Until the late 1950′s, Detroit, Michigan was the fourth largest city in the United States. During the first part of the twentieth century, immigrants flooded the city for the jobs provided by the automotive industry. In the city of Hamtramck, which is completely surrounded by the city of Detroit, Polish immigrants settled and comprised 90% of the population until the early 1970′s. Currently about 20% of the city’s population of 20,000 are Polish. Interestingly, Hamtramck has a foreign born population of about 41% making it Michigan’s most internationally diverse city.
During a visit to Detroit for a family wedding in June, 2009 we went to Hamtramck for dinner at one of the city’s landmark Polish restaurants. The Polish Village Cafe is located in an older neighborhood a couple of blocks off the beaten path. In fact, if there wasn’t a sign hanging in front of the building, you would think it was someone’s home. You enter at the street level and go down a flight of stairs into another time and place. The restaurant and bar is located in the basement of this brick home and is enchanting. There are paper lanterns hanging throughout the cozy interior and a kitchen in the back where we could see several women bustling around the stoves.
The dark wood bar is inviting with a beautiful backbar. Large arched alcoves house stained glass panes with backlighting that just draw you over for a seat. The bartender suggested a Polish beer called Zywiec, which is a lager from a brewery that belonged to the Hapsburg family before WWII. It was refreshing after a long day at the Detroit Zoo.
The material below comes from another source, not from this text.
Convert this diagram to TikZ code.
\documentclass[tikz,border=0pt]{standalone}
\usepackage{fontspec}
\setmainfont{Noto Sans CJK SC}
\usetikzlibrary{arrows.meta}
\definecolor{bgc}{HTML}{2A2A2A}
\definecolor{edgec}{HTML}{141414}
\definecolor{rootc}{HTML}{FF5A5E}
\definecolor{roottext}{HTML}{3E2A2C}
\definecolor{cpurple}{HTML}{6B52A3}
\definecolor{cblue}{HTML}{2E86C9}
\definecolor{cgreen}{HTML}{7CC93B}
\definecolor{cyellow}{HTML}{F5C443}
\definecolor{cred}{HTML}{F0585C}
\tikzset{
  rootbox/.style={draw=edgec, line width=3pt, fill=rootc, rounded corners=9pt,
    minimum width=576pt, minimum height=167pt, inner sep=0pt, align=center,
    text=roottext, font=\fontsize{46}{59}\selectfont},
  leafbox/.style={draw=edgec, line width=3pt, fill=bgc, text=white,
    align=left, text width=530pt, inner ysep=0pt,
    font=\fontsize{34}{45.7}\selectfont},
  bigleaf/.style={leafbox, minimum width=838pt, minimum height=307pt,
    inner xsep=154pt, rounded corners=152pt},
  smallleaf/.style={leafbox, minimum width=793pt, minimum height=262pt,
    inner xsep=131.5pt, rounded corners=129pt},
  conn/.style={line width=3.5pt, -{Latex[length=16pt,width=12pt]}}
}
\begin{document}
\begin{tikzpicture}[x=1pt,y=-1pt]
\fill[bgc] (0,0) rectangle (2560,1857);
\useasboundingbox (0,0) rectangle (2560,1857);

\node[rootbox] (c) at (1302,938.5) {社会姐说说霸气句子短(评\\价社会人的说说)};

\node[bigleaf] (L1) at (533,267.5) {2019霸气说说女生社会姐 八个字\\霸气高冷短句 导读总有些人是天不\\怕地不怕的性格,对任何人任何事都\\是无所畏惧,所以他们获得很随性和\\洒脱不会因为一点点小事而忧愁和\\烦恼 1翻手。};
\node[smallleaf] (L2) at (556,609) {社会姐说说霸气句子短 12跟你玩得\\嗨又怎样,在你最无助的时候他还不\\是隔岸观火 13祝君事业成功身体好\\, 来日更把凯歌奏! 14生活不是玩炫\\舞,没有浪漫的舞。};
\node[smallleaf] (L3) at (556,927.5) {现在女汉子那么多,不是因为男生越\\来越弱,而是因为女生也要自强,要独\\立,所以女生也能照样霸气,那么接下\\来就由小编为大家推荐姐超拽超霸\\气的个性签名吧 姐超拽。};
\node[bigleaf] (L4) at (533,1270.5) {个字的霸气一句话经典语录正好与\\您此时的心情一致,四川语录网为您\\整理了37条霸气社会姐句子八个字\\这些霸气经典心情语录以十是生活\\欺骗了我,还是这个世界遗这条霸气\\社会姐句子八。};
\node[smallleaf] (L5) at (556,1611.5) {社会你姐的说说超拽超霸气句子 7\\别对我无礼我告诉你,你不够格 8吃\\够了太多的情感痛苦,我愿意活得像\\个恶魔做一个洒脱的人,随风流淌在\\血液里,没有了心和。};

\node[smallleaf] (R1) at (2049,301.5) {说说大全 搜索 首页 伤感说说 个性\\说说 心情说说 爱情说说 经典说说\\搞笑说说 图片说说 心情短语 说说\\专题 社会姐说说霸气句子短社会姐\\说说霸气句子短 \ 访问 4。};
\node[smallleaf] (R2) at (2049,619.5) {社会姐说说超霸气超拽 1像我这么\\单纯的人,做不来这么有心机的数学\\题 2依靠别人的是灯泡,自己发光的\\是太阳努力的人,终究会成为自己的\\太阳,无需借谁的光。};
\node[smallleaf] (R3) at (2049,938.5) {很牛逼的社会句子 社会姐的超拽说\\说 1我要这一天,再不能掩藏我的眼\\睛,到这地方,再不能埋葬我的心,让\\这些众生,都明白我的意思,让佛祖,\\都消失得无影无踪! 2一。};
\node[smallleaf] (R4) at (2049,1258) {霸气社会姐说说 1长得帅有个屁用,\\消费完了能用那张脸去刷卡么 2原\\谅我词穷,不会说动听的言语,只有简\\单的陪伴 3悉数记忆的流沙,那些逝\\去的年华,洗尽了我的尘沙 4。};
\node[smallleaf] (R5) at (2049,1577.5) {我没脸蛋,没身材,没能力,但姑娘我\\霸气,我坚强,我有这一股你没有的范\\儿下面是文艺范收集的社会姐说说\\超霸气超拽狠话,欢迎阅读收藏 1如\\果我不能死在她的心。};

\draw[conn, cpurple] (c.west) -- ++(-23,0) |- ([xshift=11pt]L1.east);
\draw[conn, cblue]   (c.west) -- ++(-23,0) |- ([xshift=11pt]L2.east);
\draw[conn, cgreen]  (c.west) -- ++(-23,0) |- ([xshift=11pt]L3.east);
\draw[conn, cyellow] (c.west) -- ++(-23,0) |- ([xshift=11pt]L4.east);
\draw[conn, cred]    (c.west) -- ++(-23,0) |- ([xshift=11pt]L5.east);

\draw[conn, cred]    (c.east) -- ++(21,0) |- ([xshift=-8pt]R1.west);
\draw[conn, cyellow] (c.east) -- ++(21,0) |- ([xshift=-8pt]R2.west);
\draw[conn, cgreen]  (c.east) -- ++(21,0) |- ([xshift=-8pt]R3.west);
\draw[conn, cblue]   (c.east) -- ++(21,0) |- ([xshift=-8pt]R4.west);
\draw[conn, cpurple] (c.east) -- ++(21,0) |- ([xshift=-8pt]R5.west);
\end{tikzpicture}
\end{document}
We had no reservations (I don’t think they take them) but were seated quickly, even though it was right at 7 pm. I had seen Pimm’s no.1 on the bar and asked the server if the bartender could make a Pimm’s Cup for me. It was one of my business partner Joe’s favorite drinks years ago and I wanted to try it. She hustled off and came back asking what was in it. I couldn’t remember and just told her that if the bartender didn’t know how to make it I would take another beer. The server came back briskly and told me that she had asked the bartender to make me whatever she wanted and I would take it. She was so friendly about it I said OK – and received a whiskey sour a couple of minutes later. Not a Pimm’s Cup but just fine.
On to the menu. And what a menu – Goladki (Stuffed Cabbage), Czarnina (Duck Blood Soup – I didn’t ask), City Chicken and Dill Pickle Soup to name a few of the items. I chose the Dill Pickle Soup and City Chicken. The soup was really tasty, with diced potatoes, carrots, and small slivers of dill pickle in a creamy broth.
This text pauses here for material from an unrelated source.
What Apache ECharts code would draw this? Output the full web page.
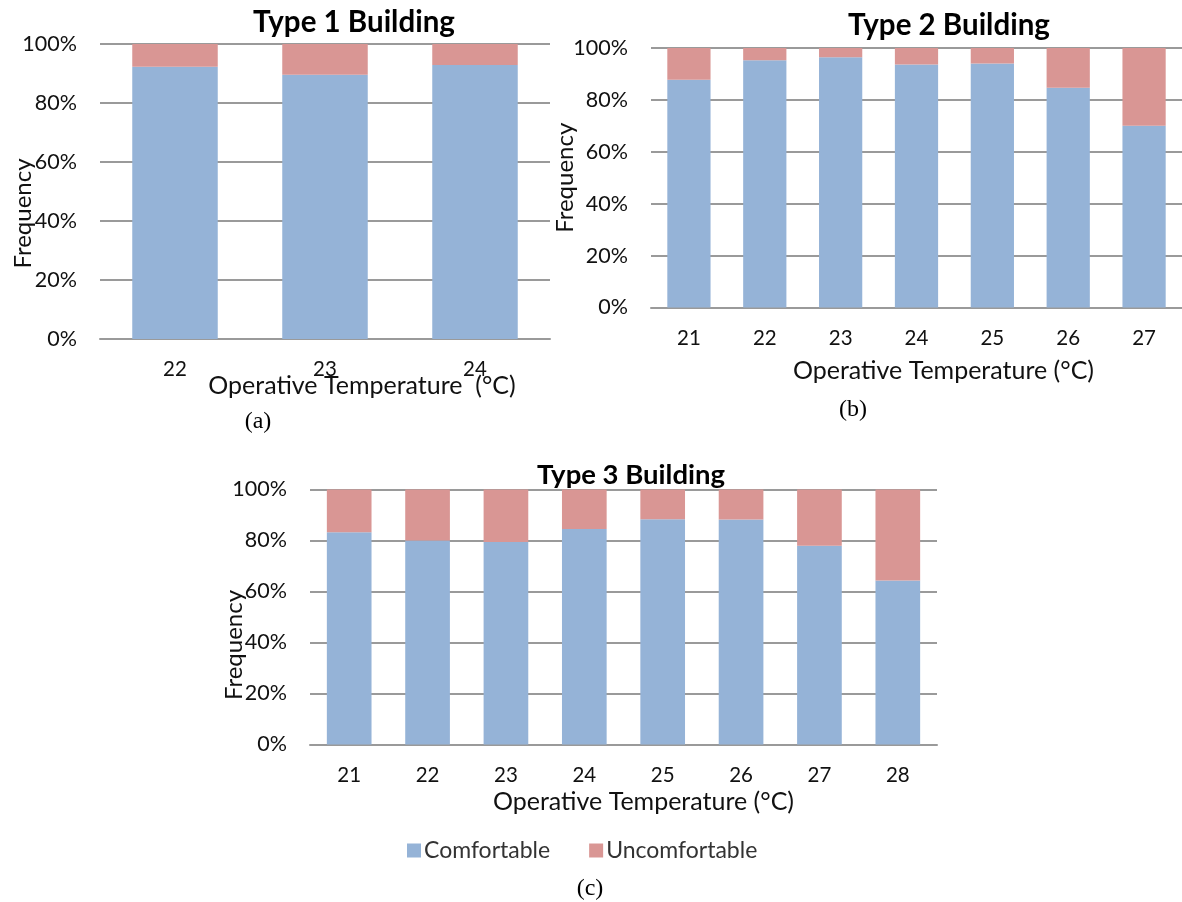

The City Chicken was also tasty, but there was no chicken to be found. I asked the server what was it was made of and she said “Not chicken” and went to the next table. I was brave and dug in. It was actually large cubes of pork on wooden skewers, breaded and deep fried. The entree came with mashed potatoes and green beans as sides and they were nicely done as well – best described as home style. My wife had a potato pancakes and pierogi sampler and was pretty happy with the sweet cheese filled pierogi. Around the table my family was eating kielbasa, kraut, goulash, garlic chicken and more pierogi.
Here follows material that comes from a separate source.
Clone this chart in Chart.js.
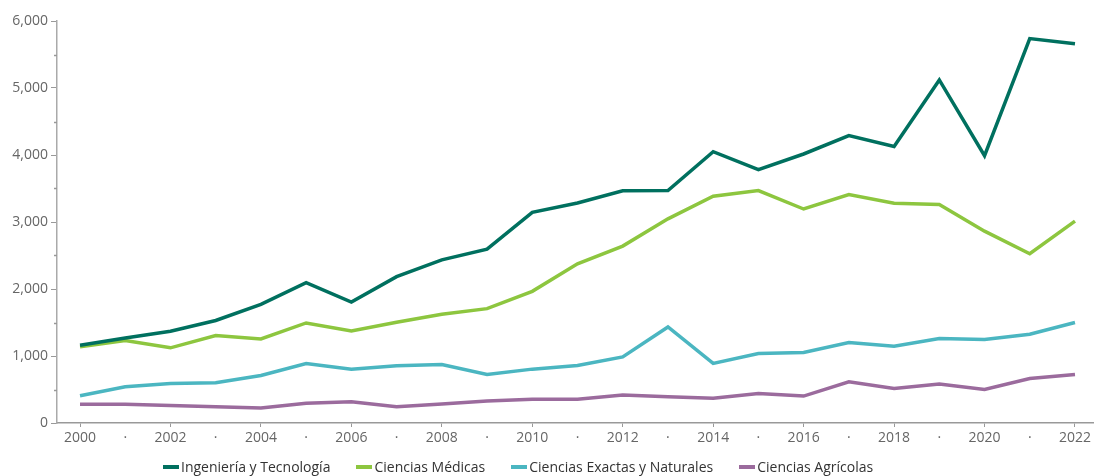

It was really a unique experience and such an interesting change from a chain restaurant. I can’t tell you if the food is authentic Polish, but I can tell you the restaurant is an authentic piece of the past that is still going strong in Hamtramck. To top it off, the dinners were about $7. We will definitely go back when we visit again.
The Polish Village Cafe is at 2990 Yemans St, Hamtramck, MI 48212. No website and they don’t take credit cards, so hit the ATM before you go. Best time is evidently mid-week as they seem to be a local favorite.